Data to use.
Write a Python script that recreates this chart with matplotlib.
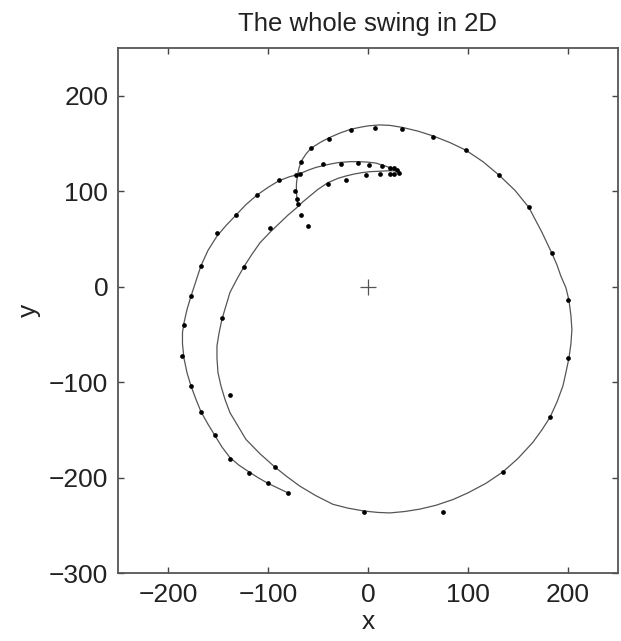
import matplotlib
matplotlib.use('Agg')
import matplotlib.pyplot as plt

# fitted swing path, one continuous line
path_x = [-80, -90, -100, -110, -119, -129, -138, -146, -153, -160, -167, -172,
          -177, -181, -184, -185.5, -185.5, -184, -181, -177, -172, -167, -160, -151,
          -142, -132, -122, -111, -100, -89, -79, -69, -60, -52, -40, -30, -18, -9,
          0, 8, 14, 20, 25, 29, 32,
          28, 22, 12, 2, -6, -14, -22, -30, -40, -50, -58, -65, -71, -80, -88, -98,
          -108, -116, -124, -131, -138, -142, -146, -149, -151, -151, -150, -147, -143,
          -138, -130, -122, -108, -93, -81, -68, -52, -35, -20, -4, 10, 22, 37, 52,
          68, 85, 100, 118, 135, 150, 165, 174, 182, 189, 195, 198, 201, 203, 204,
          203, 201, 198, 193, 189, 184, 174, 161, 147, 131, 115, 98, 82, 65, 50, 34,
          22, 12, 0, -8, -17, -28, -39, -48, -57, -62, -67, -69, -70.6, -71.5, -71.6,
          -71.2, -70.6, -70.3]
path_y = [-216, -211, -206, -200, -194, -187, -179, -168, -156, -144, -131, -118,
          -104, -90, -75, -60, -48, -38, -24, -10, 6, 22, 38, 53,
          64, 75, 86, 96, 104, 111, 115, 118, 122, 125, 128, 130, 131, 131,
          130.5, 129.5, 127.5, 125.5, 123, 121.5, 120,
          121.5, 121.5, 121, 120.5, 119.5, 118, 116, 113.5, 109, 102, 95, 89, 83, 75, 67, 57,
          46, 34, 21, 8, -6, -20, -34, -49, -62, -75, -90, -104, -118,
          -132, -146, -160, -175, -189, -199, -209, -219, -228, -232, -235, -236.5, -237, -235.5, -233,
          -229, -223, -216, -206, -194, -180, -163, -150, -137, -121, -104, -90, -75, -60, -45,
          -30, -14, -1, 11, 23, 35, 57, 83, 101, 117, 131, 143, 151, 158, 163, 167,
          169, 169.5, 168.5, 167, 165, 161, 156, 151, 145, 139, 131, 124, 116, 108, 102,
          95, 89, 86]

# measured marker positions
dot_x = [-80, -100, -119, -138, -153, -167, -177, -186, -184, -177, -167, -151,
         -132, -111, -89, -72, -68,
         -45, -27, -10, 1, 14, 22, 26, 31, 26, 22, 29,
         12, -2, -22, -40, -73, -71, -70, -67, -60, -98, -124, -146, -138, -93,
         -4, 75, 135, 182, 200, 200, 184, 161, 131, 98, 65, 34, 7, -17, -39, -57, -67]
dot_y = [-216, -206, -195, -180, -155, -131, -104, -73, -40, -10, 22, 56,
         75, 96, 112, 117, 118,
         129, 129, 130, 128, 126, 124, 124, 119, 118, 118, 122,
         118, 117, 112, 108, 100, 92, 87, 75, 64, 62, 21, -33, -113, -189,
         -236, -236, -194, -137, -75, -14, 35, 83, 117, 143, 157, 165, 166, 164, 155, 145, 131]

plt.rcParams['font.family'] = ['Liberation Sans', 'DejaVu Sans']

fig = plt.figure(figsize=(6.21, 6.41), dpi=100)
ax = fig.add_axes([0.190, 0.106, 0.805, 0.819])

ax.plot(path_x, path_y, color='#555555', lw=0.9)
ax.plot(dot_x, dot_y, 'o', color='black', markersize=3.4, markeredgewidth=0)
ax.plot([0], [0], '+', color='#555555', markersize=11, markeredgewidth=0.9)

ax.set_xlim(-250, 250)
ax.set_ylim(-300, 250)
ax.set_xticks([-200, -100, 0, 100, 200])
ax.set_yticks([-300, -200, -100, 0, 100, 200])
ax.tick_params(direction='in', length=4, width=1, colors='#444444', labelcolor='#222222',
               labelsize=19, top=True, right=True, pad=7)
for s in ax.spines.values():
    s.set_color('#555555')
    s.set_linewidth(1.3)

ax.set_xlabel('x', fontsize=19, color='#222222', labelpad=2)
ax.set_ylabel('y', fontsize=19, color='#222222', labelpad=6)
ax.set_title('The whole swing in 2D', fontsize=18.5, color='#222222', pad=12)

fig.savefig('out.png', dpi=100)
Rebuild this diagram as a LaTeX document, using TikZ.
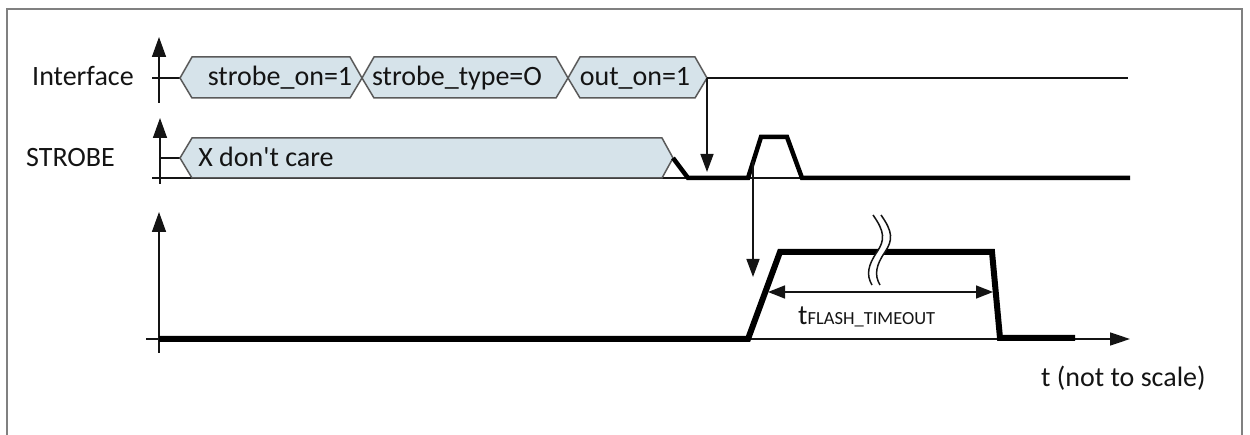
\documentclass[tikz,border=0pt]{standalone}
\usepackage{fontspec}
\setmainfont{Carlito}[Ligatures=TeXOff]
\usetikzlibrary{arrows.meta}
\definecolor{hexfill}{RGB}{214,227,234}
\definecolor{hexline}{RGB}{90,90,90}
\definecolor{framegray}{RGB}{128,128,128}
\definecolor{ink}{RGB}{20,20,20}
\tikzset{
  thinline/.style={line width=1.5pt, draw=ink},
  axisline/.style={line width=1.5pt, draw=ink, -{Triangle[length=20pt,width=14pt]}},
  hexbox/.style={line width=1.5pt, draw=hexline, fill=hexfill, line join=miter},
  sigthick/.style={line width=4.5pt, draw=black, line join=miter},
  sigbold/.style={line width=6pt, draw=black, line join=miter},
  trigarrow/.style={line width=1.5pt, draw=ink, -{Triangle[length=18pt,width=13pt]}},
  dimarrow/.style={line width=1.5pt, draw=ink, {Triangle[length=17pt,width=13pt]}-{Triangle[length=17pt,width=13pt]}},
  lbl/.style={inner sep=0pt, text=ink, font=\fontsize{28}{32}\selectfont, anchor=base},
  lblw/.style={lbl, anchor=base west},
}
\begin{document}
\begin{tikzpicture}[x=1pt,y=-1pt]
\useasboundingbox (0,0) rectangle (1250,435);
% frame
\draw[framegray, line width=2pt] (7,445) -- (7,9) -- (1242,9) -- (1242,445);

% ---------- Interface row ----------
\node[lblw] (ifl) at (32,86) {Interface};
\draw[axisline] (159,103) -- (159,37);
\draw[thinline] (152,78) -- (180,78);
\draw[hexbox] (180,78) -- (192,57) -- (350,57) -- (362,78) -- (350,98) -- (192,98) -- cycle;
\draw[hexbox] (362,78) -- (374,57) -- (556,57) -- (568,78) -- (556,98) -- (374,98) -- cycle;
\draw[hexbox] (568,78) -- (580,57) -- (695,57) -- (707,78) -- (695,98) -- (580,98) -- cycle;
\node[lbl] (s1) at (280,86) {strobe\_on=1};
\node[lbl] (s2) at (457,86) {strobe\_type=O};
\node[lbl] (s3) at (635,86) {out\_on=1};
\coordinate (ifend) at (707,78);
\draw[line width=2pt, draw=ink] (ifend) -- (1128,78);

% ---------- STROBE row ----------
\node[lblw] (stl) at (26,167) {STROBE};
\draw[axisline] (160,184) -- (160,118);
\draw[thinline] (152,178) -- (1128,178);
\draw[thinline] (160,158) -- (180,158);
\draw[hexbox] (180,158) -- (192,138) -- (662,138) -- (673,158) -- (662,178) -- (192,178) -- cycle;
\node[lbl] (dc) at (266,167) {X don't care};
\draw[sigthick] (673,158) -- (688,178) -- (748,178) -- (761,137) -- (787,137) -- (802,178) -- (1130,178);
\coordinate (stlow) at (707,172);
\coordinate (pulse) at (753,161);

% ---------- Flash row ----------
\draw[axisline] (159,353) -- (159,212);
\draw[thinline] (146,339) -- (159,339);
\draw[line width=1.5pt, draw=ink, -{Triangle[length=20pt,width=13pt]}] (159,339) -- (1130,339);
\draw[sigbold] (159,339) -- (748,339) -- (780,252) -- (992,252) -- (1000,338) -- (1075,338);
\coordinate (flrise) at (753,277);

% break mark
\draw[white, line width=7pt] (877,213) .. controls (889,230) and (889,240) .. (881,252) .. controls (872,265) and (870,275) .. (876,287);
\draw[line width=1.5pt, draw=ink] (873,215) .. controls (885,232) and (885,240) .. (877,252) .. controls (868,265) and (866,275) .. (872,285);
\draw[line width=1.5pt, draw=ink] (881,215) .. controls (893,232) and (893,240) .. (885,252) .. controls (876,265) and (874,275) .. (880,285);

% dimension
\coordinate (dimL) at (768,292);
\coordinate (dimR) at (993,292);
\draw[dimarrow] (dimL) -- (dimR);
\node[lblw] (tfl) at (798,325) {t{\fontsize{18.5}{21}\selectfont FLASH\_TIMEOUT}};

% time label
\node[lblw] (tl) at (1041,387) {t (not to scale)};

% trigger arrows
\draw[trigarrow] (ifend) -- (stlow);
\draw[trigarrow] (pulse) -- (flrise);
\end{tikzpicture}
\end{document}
* * *
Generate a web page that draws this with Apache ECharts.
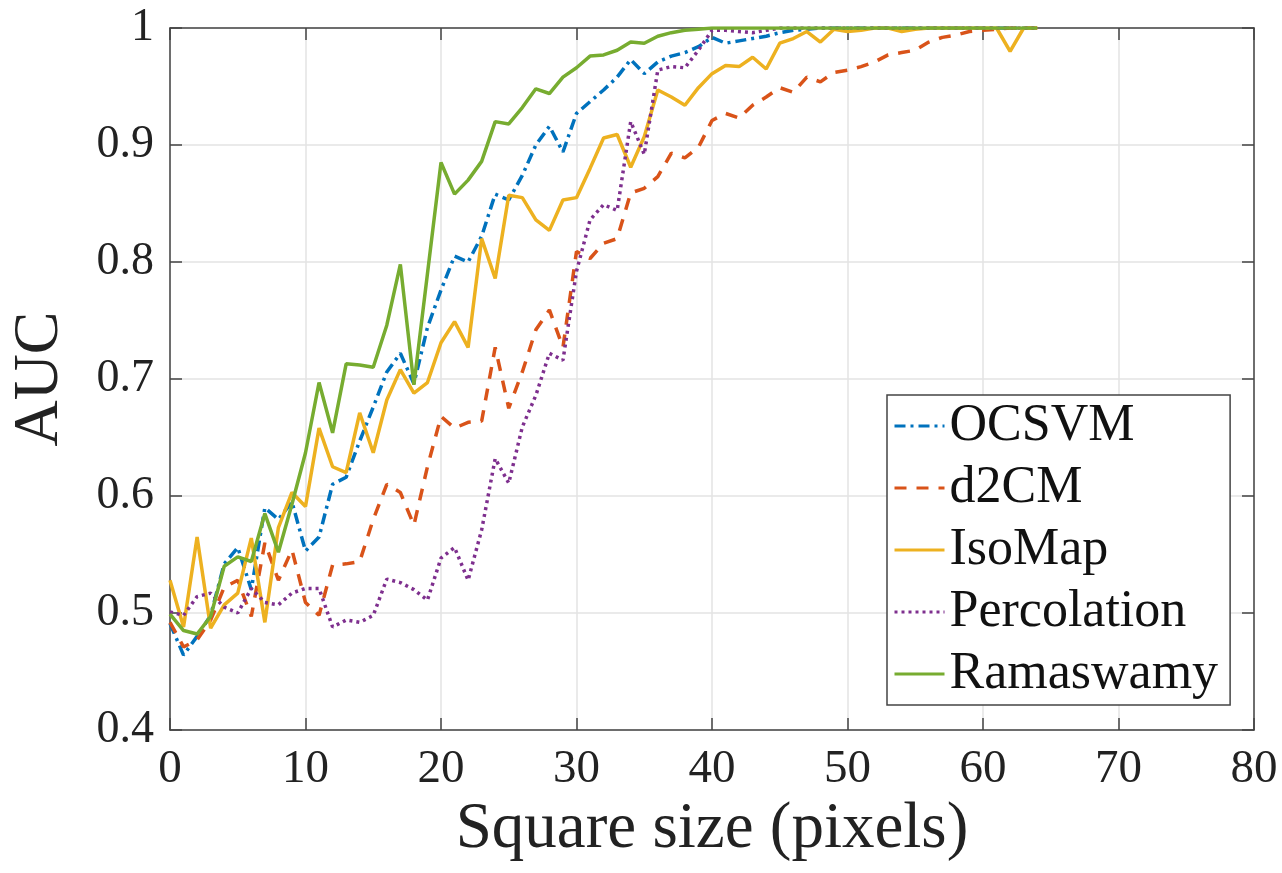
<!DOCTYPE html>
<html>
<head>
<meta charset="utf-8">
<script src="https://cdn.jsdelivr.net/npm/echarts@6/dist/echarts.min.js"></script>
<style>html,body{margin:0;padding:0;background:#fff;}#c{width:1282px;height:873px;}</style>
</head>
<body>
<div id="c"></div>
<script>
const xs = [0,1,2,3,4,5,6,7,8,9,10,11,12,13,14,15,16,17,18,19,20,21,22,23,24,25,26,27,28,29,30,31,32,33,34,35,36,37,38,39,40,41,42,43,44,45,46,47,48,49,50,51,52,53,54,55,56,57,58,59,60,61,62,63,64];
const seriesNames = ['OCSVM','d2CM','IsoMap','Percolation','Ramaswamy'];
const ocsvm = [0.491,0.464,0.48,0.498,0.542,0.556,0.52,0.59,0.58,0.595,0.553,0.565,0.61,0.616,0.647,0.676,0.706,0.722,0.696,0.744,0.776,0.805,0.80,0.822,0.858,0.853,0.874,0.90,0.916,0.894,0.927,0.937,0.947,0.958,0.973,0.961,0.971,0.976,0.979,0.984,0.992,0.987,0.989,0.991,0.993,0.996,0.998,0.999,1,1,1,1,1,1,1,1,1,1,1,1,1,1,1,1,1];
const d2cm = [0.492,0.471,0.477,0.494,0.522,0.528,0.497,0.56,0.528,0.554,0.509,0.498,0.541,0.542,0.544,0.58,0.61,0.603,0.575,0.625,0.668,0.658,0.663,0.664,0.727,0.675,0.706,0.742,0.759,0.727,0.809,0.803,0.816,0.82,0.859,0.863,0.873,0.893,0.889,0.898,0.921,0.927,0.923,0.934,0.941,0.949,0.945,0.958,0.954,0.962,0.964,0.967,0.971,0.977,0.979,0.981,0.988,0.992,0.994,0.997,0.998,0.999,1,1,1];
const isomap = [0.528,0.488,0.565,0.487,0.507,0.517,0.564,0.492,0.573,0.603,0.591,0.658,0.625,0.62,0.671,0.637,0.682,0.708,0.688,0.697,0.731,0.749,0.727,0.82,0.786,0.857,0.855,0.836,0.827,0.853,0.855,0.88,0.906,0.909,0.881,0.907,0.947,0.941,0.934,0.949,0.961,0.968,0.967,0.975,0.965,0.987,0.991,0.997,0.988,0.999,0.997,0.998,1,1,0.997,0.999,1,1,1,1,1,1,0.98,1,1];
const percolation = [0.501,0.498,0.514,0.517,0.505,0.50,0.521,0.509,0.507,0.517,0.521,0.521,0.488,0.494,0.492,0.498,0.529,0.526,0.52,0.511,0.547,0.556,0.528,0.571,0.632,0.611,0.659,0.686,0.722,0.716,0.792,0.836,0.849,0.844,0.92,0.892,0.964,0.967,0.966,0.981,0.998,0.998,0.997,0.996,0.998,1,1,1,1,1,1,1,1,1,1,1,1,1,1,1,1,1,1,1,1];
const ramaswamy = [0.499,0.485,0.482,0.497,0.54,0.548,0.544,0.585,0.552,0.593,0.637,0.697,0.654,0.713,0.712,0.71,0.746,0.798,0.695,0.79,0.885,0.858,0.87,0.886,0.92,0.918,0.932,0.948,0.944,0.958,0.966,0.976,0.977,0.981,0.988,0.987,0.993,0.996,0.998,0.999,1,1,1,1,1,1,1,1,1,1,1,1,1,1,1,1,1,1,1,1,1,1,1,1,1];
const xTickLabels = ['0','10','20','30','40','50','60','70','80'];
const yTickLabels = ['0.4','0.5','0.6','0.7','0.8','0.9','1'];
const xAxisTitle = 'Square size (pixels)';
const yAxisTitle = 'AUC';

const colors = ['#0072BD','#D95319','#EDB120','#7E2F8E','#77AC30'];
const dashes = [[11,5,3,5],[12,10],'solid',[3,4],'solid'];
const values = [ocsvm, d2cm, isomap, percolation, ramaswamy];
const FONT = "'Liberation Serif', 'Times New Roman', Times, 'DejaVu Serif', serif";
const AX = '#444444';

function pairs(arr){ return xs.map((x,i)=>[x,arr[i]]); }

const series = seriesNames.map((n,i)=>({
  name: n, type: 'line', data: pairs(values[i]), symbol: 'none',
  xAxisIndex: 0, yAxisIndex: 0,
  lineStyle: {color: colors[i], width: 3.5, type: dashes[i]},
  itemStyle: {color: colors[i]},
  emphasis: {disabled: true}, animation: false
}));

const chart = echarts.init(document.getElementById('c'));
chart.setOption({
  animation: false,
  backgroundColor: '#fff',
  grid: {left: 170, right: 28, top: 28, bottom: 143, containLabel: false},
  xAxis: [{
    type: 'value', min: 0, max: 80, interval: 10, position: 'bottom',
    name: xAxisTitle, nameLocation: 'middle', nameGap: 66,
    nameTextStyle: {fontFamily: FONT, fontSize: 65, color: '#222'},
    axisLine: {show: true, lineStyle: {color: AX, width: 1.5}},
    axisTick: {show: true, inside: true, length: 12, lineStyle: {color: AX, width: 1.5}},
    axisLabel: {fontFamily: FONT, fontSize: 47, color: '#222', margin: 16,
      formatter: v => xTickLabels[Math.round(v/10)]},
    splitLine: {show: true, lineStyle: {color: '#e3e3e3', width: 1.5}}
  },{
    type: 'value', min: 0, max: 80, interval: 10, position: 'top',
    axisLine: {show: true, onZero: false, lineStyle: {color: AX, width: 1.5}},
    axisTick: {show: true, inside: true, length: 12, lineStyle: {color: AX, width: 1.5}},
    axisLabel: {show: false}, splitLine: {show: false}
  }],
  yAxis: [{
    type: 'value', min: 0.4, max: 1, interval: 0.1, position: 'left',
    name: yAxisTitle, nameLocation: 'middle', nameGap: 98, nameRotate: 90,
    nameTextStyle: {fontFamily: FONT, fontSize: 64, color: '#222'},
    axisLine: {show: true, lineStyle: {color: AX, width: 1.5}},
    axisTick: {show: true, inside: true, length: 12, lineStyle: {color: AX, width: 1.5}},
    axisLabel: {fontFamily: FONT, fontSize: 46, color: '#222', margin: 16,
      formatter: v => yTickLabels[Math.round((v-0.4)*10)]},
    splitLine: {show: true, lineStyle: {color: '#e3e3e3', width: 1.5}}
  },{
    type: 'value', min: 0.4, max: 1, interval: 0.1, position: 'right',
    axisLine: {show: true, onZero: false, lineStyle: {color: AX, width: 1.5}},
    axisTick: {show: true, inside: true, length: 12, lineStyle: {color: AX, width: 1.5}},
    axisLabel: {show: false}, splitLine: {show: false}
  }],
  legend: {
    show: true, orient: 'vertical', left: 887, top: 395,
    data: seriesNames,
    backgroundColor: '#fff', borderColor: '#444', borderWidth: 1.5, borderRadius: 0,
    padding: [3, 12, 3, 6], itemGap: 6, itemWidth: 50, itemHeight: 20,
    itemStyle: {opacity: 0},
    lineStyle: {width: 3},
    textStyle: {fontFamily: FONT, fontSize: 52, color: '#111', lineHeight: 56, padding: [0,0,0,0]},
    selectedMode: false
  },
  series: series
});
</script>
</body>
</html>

Exercise objective. In the records above, find the line with "Rebuild this diagram" and the line with "(1242,9) -- (1242,445);", then restate word for word only those two lines and all lines between, omitting pictures.

Problem solution.
Rebuild this diagram as a LaTeX document, using TikZ.
\documentclass[tikz,border=0pt]{standalone}
\usepackage{fontspec}
\setmainfont{Carlito}[Ligatures=TeXOff]
\usetikzlibrary{arrows.meta}
\definecolor{hexfill}{RGB}{214,227,234}
\definecolor{hexline}{RGB}{90,90,90}
\definecolor{framegray}{RGB}{128,128,128}
\definecolor{ink}{RGB}{20,20,20}
\tikzset{
  thinline/.style={line width=1.5pt, draw=ink},
  axisline/.style={line width=1.5pt, draw=ink, -{Triangle[length=20pt,width=14pt]}},
  hexbox/.style={line width=1.5pt, draw=hexline, fill=hexfill, line join=miter},
  sigthick/.style={line width=4.5pt, draw=black, line join=miter},
  sigbold/.style={line width=6pt, draw=black, line join=miter},
  trigarrow/.style={line width=1.5pt, draw=ink, -{Triangle[length=18pt,width=13pt]}},
  dimarrow/.style={line width=1.5pt, draw=ink, {Triangle[length=17pt,width=13pt]}-{Triangle[length=17pt,width=13pt]}},
  lbl/.style={inner sep=0pt, text=ink, font=\fontsize{28}{32}\selectfont, anchor=base},
  lblw/.style={lbl, anchor=base west},
}
\begin{document}
\begin{tikzpicture}[x=1pt,y=-1pt]
\useasboundingbox (0,0) rectangle (1250,435);
% frame
\draw[framegray, line width=2pt] (7,445) -- (7,9) -- (1242,9) -- (1242,445);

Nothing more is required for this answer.